İşaret ettiğim bu noktaya karşı çıkacakların Türkler ve Kürtler arasında kazan-kazana dayalı yeni ilişki modellerinin ancak Türk hükümetinin değişmesiyle mümkün olduğu iddiasını dillendireceklerini biliyorum ve normal karşılıyorum. Oysa ki yakın tarih çoğunlukla bunun tersini göstermiştir. İran’da, Türkiye’de ve Irak’ta Kürtler mevcut rejimlerle girdikleri pazarlıklardan zaman zaman kazanımlarla çıkarken, kabuk değiştiren yönetimlerle köklü rejimlerle savaştıklarından daha çok savaşmak zorunda kalmışlardır. 1906 İran Anayasal Devrimi, birinci Şah Rıza Pehlevi dönemi, 1979 Humeyni devrimi ya da 1970 Irak Kürdistan Otonomi Anlaşması gibi dönemler kendini tekrar eden bu duruma örnek olarak gösterilebilirler. Bu noktada işaret etmeye çalıştığım şey kazan-kazan temalı pazarlıkların ancak mevcut rejimlerle yapılabileceği değildir. İktidar değişimlerinin pazarlık ya da kazanım şansını arttırdıkları yanılgısıdır.
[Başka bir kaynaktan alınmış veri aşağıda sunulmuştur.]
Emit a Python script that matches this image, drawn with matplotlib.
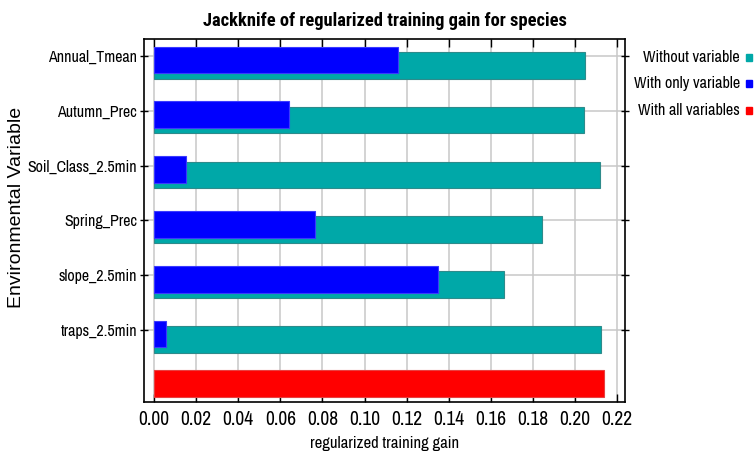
import matplotlib
matplotlib.use("Agg")
import matplotlib.pyplot as plt
from matplotlib import font_manager

# Jackknife results (regularized training gain)
variables = ["Annual_Tmean", "Autumn_Prec", "Soil_Class_2.5min",
             "Spring_Prec", "slope_2.5min", "traps_2.5min"]
gain_without = [0.2048, 0.2043, 0.2119, 0.1841, 0.1662, 0.2124]
gain_only = [0.1161, 0.0641, 0.0152, 0.0765, 0.1349, 0.0055]
gain_all = 0.2138

xticks = [0.00, 0.02, 0.04, 0.06, 0.08, 0.10, 0.12, 0.14, 0.16, 0.18, 0.20, 0.22]
legend_labels = ["Without variable", "With only variable", "With all variables"]

TEAL = "#00A8A8"
BLUE = "#0000FF"
RED = "#FF0000"

installed = {f.name for f in font_manager.fontManager.ttflist}


def first_installed(cands, default="Liberation Sans"):
    for c in cands:
        if c in installed:
            return c
    return default


narrow = first_installed(["Liberation Sans Narrow", "Archivo Narrow", "Roboto Condensed"])
narrow_bold = first_installed(["Liberation Sans Narrow", "Roboto Condensed", "Barlow Condensed", "Archivo Narrow"])
plt.rcParams["font.family"] = [narrow, "DejaVu Sans"]

fig = plt.figure(figsize=(7.54, 4.69), dpi=100)
ax = fig.add_axes([144 / 754, 1 - 401.7 / 469, (625 - 144) / 754, (401.7 - 39.3) / 469])

rows = list(range(len(variables)))
h = 0.487
# teal bar sits slightly below the blue one
ax.barh([r + 0.17 for r in rows], gain_without, height=h, color=TEAL,
        edgecolor="#2E8B8B", linewidth=0.8, zorder=2)
ax.barh([r + 0.073 for r in rows], gain_only, height=h, color=BLUE,
        edgecolor="#3A3AFF", linewidth=0.8, zorder=3)
ax.barh([len(variables) - 0.027], [gain_all], height=h, color=RED,
        edgecolor="#E84040", linewidth=0.8, zorder=3)

ax.set_xlim(-0.00475, 0.2237)
ax.set_ylim(6.308, -0.305)

ax.set_xticks(xticks)
ax.set_xticklabels([f"{v:.2f}" for v in xticks], fontsize=14)
ax.set_yticks(rows)
ax.set_yticklabels(variables, fontsize=11.5)

ax.grid(True, color="#C8C8C8", linewidth=1.1, zorder=0)
ax.set_axisbelow(True)
ax.tick_params(axis="x", direction="in", length=6, top=True, bottom=True,
               width=1, pad=6, colors="black")
ax.tick_params(axis="y", direction="inout", length=6, left=True, right=True,
               width=1, pad=2)
for s in ax.spines.values():
    s.set_linewidth(1.2)
    s.set_color("black")

ax.set_xlabel("regularized training gain", fontsize=12, labelpad=5)
fig.text(17 / 754, 1 - 207 / 469, "Environmental Variable", rotation=90,
         ha="center", va="center", fontsize=14, family=["Liberation Sans", "DejaVu Sans"])
fig.text(385 / 754, 1 - 21 / 469, "Jackknife of regularized training gain for species",
         ha="center", va="center", fontsize=13.3, fontweight="bold",
         family=[narrow_bold, "DejaVu Sans"])

# legend drawn as right-aligned labels with small colour squares
for i, (lab, col) in enumerate(zip(legend_labels, [TEAL, BLUE, RED])):
    y = 1 - (57.3 + 26.4 * i) / 469
    fig.text(740 / 754, y, lab, ha="right", va="center", fontsize=11.6)
    fig.patches.append(plt.Rectangle((745.5 / 754, y - 3.5 / 469), 6 / 754, 7 / 469,
                                     transform=fig.transFigure, color=col, figure=fig))

fig.savefig("out.png", dpi=100)
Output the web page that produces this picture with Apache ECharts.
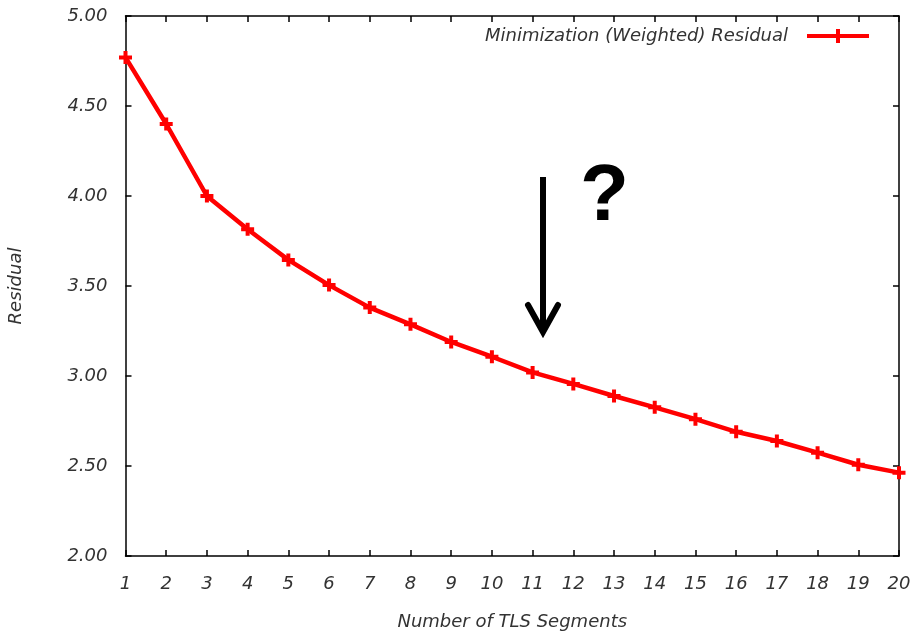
<!DOCTYPE html>
<html>
<head>
<meta charset="utf-8">
<script src="https://cdn.jsdelivr.net/npm/echarts@6/dist/echarts.min.js"></script>
<style>
  html, body { margin: 0; padding: 0; background: #fff; }
  #main { width: 912px; height: 633px; }
</style>
</head>
<body>
<div id="main"></div>
<script>
// 数据
var segments = [1, 2, 3, 4, 5, 6, 7, 8, 9, 10, 11, 12, 13, 14, 15, 16, 17, 18, 19, 20];
var residual = [4.77, 4.40, 4.00, 3.815, 3.645, 3.505, 3.38, 3.287, 3.189, 3.107,
  3.02, 2.956, 2.889, 2.826, 2.76, 2.69, 2.639, 2.574, 2.507, 2.463];
var seriesName = "Minimization (Weighted) Residual";

var plusPath = "path://M4.5,0H8.5V13H4.5Z M0,4.5H13V8.5H0Z";
var legendIcon = "path://M0,5H62V9H0Z M29,0H33V14H29Z";
var font = "DejaVu Sans";
var txt = { fontFamily: font, fontStyle: "italic", fontSize: 18, color: "#333" };

var chartDom = document.getElementById("main");
var myChart = echarts.init(chartDom);

var option = {
  animation: false,
  backgroundColor: "#fff",
  grid: {
    left: 125.5, right: 13, top: 16, bottom: 77,
    containLabel: false,
    outerBoundsMode: "none"
  },
  legend: {
    right: 38,
    top: 22,
    align: "right",
    itemWidth: 62,
    itemHeight: 14,
    itemGap: 0,
    icon: legendIcon,
    textStyle: Object.assign({}, txt, { padding: [0, 14, 0, 0] }),
    data: [{ name: seriesName, itemStyle: { color: "#ff0000" } }]
  },
  xAxis: [
    {
      type: "value",
      min: 1,
      max: 20,
      interval: 1,
      name: "Number of TLS Segments",
      nameLocation: "middle",
      nameGap: 57,
      nameTextStyle: txt,
      axisLine: { lineStyle: { color: "#000", width: 1.5 } },
      axisTick: { inside: true, length: 6, lineStyle: { color: "#000", width: 1.5 } },
      axisLabel: Object.assign({ margin: 19 }, txt),
      splitLine: { show: false }
    },
    {
      type: "value",
      position: "top",
      min: 1,
      max: 20,
      interval: 1,
      axisLine: { show: true, lineStyle: { color: "#000", width: 1.5 } },
      axisTick: { inside: true, length: 6, lineStyle: { color: "#000", width: 1.5 } },
      axisLabel: { show: false },
      splitLine: { show: false }
    }
  ],
  yAxis: [
    {
      type: "value",
      min: 2,
      max: 5,
      interval: 0.5,
      name: "Residual",
      nameLocation: "middle",
      nameGap: 100,
      nameTextStyle: txt,
      axisLine: { show: true, lineStyle: { color: "#000", width: 1.5 } },
      axisTick: { show: true, inside: true, length: 6, lineStyle: { color: "#000", width: 1.5 } },
      axisLabel: Object.assign({
        margin: 18,
        formatter: function (v) { return v.toFixed(2); }
      }, txt),
      splitLine: { show: false }
    },
    {
      type: "value",
      position: "right",
      min: 2,
      max: 5,
      interval: 0.5,
      axisLine: { show: true, lineStyle: { color: "#000", width: 1.5 } },
      axisTick: { show: true, inside: true, length: 6, lineStyle: { color: "#000", width: 1.5 } },
      axisLabel: { show: false },
      splitLine: { show: false }
    }
  ],
  series: [
    {
      name: seriesName,
      type: "line",
      data: segments.map(function (s, i) { return [s, residual[i]]; }),
      symbol: plusPath,
      symbolSize: 13,
      showAllSymbol: true,
      lineStyle: { color: "#ff0000", width: 4.5 },
      itemStyle: { color: "#ff0000" },
      z: 3
    }
  ],
  graphic: [
    // 箭头
    {
      type: "line",
      shape: { x1: 543, y1: 177, x2: 543, y2: 333 },
      style: { stroke: "#000", lineWidth: 6 }
    },
    {
      type: "polyline",
      shape: { points: [[528, 305], [543, 332], [558, 305]] },
      style: { stroke: "#000", lineWidth: 6, fill: null, lineJoin: "miter", lineCap: "round" }
    },
    {
      type: "text",
      left: 580,
      top: 158,
      style: {
        text: "?",
        font: "bold 80px 'Liberation Sans'",
        fill: "#000"
      }
    }
  ]
};

option && myChart.setOption(option);
</script>
</body>
</html>
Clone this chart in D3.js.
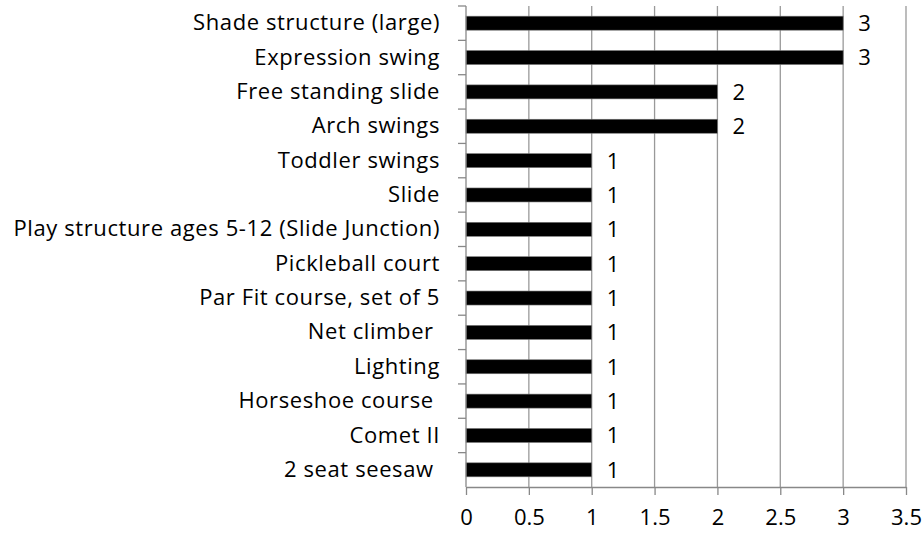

Belli ki Kürt hareketinin realpolitik hamleler yaptığını zannederken yıllar içinde kavramsal içeriğini yitirmesi siyaset ve Kürtler arasındaki ilişkinin içeriğine de zarar vermiştir. Selahattin Demirtaş’ın çok vahim, çok travmatik bir iddiayı hiçbir sorumluluk üstelenmeden öne sürmesi bunun bariz bir yansımasıdır.
Demirtaş’ın 2016 yılında yaptığı açıklamanın benzerlerini bugün partisinin Kürt ve Türk bileşenleri AKP’nin çoklu baro yasası hakkında ve yine hiçbir sorumluluk yüklenmeden yapmaktalar. Alelacele meclisin Adalet Komisyonu’nundan geçirilen bu yasa teklifi Kürt avukatların hem metropollerde hem de eğer sayı kotaları elverirse Kürdistan’da kendi barolarını kurabilmelerini olanaklı kılarken, HDP siyasi mesaisinin neredeyse tamamını bu yasanın geçmemesine harcamaktadır. Yasaya karşı direnen baro başkanlarının HDP Eş Başkanı Mithat Sancar ve yanındaki heyete sırtlarını dönmesine cevap veren, Demirtaş’ın avukatı ve HDP eski belediye başkan adaylarından Fırat Epözdemir “Kürt avukatlar bu yasayla kendi barolarını kurabileceklerken biz sizlerin yanında duruyoruz” diyerek tepkisini dile getirmiştir. Benzer bir söylem Sırrı Sakık dahil önde gelen HDP’lilerin günlük medya ve sosyal medya açıklamalarında da öne çıkmaktadır.
Çoklu baro yasasının onaylanması ve uygulanması elbette ki HDP’nin insiyatifinde değildir. HDP’nin bu yasa ve benzer kazan-kazan durumlarıyla ilgili takındığı tavır ve kullandığı söylem ise bizzat HDP’ye aittir.
Kürt siyasetinin lokomotif partisi gerçekten teklif edilen özerkliği “elinin tersiyle” itmiş midir? HDP, Kürt avukatların kendi barolarını kurmaları imkânına gerçekten karşı mıdır? Bunlar gerçek değilse, kullanılan bu söylem ve kamuoyunun bu travmatik duruma kayıtsızlaştırılması Kürt siyaseti ve Kürt sorununun gerçekleri arasında kavramsal bir kopuşu gösterir.